В 60-х годах пятидесятилетний Лермонтов (на 2 года моложе Гончарова и Герцена, на 4 года всего старше Тургенева!) встретился бы с Чернышевским, Добролюбовым и прочими семинаристами русской литературы. Судьба избавила его от этой скуки: от „Свистков“ вслед „Ангелу“, от товарищеских судов по поводу какой-нибудь эпиграммы, пущенной им вслед какого-нибудь очкастого и стриженого „семинариста в жёлтой шали“, от писательских похорон на Волковом кладбище, с речами, венками „от учащейся молодёжи“, с поминальным пивом в ближней пивной. Над ним гремела гроза, а не Скабичевский говорил надгробную речь, и синел Кавказ, а не петербургский туман. Какое счастье!»
Глава двадцать третья
ДВИЖЕНИЕ ДУХА
Тропою Мцыри
В заметках 1831 года Лермонтов набросал сюжет: « Написать записки молодого монаха семнадцати лет. С детства он в монастыре; кроме священных книг ничего не читал. Страстная душа томится. Идеалы …» (Заметим, что в 1831 году и самому поэту было 17 лет, — вряд ли это случайное совпадение.) В ранних поэмах «Исповедь» и «Боярин Орша» он уже затрагивает нечто близкое задуманной истории, но это пока ещё запевки, — по-настоящему идея осуществилась в «Мцыри» («Бэри»), где на обложке рукописи сохранилась надпись, сделанная им самим: «Поэма 1839 года. Августа 5». И вновь, как и «Демону», Кавказ подарил старому замыслу свою душу и плоть : природу, характеры, краски, жизнь, страсти, любовь, борьбу.
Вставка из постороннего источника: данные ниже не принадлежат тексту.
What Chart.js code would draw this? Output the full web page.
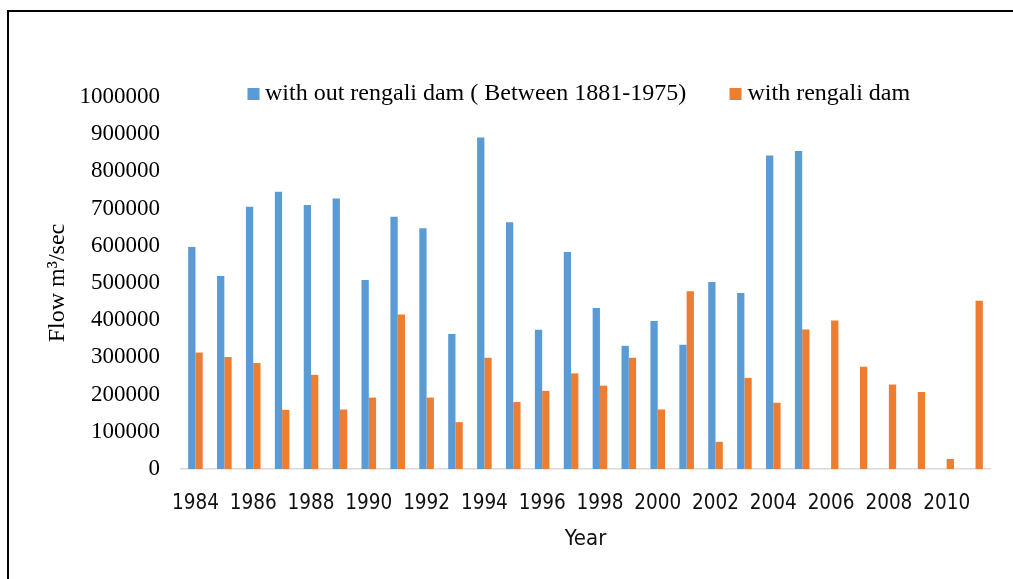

Андрей Муравьёв вспоминал эпизод из того времени, когда Лермонтов опять поступил в лейб-гусары: «Мне случилось однажды в Царском Селе уловить лучшую минуту его вдохновения. В летний вечер я к нему зашёл и застал его за письменным столом, с пылающим лицом и с огненными глазами, которые были у него особенно выразительны. „Что с тобою?“ — спросил я. „Сядьте и слушайте“, — сказал он и в ту же минуту в порыве восторга прочёл мне от начала и до конца всю свою великолепную поэму „Мцыри“, которая только что вылилась из-под его вдохновенного пера. Внимая ему, я и сам пришёл в невольный восторг; так живо выхватил он из недр Кавказа одну из его разительных сцен и облёк её в живые образы пред очарованным взором. Никогда никакая повесть не производила на меня столь сильного впечатления. Много раз впоследствии перечитывал я его „Мцыри“, но уже не та была свежесть красок, как при первом одушевлённом чтении самого поэта».
Первоначальное название поэмы — «Бэри» значит по-грузински монах. Однако затем Лермонтов сменил заголовок. Главный герой ещё не монах: за несколько дней до обета Богу он сбегает из монастыря, и через несколько дней его находят полуживым; горячая исповедь старцу-чернецу — и смерть. Лермонтов даёт новый заголовок и поясняет его: «Мцыри — на грузинском языке значит „неслужащий монах“, нечто вроде „послушника“». Вполне вероятно, что поэт знал и другое: по-грузински «мцыри» означает ещё и «пришелец», «чужеземец», одиночка без близких и родных, — и всё это как нельзя кстати подходит не только к взращённому в православном монастыре пленному мальчику-горцу, которого отдал туда однажды, сильно занемогшего, проезжий русский генерал, но и к самому поэту.